WCRP: On July 22nd 2018, over 200 people who live near the Mawlamyine industrial zone in Mon State joined a protest march calling for the shutdown of two antimony factories. The protesters said the factories’ air pollution is affecting locals’ health.

U Zaw Zaw Han, spokesperson for the demonstration, said locals had sent numerous letters to the Mon State government about the bad smell from the factories, but because nothing has happened the locals are protesting, calling on the government to shut down the factories. The protesters collected signatures during the protest, and they will send them to the president in ten days.

Locals have suffered because of the bad smell from the factories. It can affect our health. Many people in these areas can smell the bad smell, but the government says it doesn’t smell bad, and the smell only lasts for a few seconds. The [Mon] state government has not listened to our voice, and so we are protesting. After we finish collecting the signatures from the protest, we will send them to the president,” U Zaw Zaw said.

Locals told HURFOM that the smells emitted from the factories are like rotten eggs or burning acid. They suffered thirst, dizziness, and say that it affects the health of locals. In addition, bad water emitted from the factories destroys surrounding farmland. For these reasons the locals are calling for the factories to be shut down.

Locals accept that there are varieties of bad smells in the industrial zone. “The smells are really strange. After inhaling the smell, we feel thirsty. We know that there are a variety of bad smells in the industrial zone, and we can tolerate the other smells. One time, the government measured the smoke emitted from the antimony factories, but they did not measure the smell from the factory chimneys; they just left the machine outside,” said U Zaw Naing, the leader of the protesters.

Moreover, when the locals visited the antimony factories, they describe how there is no smell inside the factory, but the smell starts after they leave the factories.

U Zaw Oo added, “We don’t want to have these antimony factories in the industrial zone. The government allowed the factories to operate temporarily, but that was six months ago now, and the locals have been suffering the effects. The previous government shut down the factories four days after receiving our report about the smell. Now, we have been sending letters to the new government for the past six months but we have heard nothing from them.

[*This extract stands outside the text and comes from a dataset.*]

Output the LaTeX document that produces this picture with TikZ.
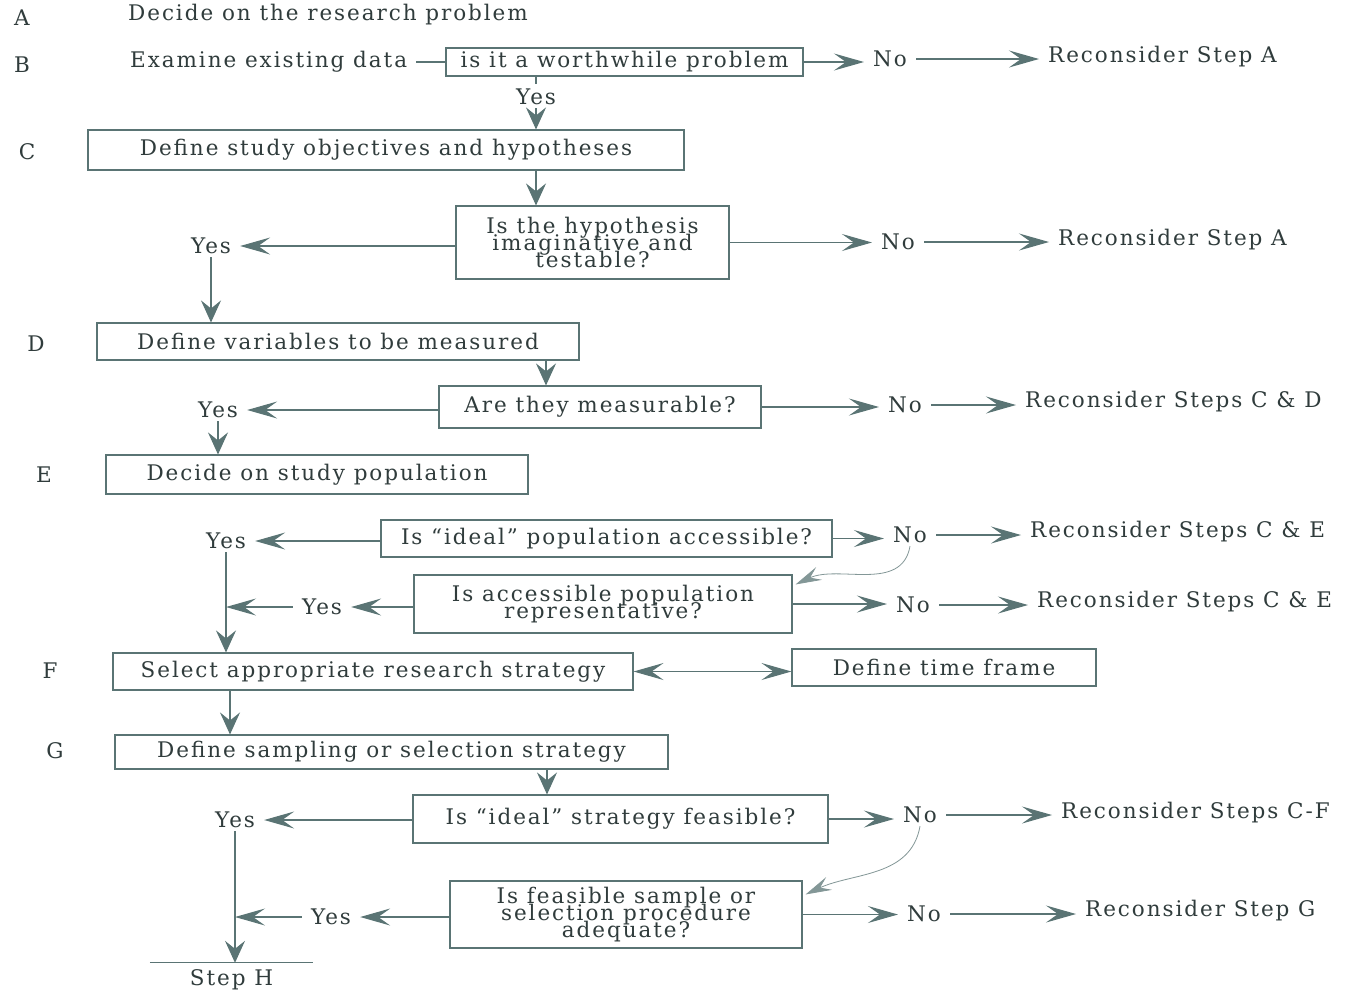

When the Mon State government tested the air from the antimony factories, the air quality metres showed that the air was over the limit for air pollution. However, the government said we could not assume it was over the limit based on that test,” U Zaw Zaw Han.

We feel that the new government only represents the interests of the factories. They don’t even feel bad for us.”

The Minister of Natural Resources and Environment, Dr Min Kyi Win said that, “Regarding the complaint letters from the locals, we have tested the antimony factories twice with our equipment. We have sent the test results to the Mon State government. According to our measurements, the air quality metres have shown different results. Sometimes the air quality was above the safe limit for air pollution, and sometimes it stayed below the limit and is nothing to worry about.”

He added, “The smell of burning is not continuous for 24 hours. We have visited the factories to test the smell, and we only sometimes smelled this unique smell from the factories.”

The government instructed the factories to use air quality metres to measure the smoke emitted from the factories’ chimneys.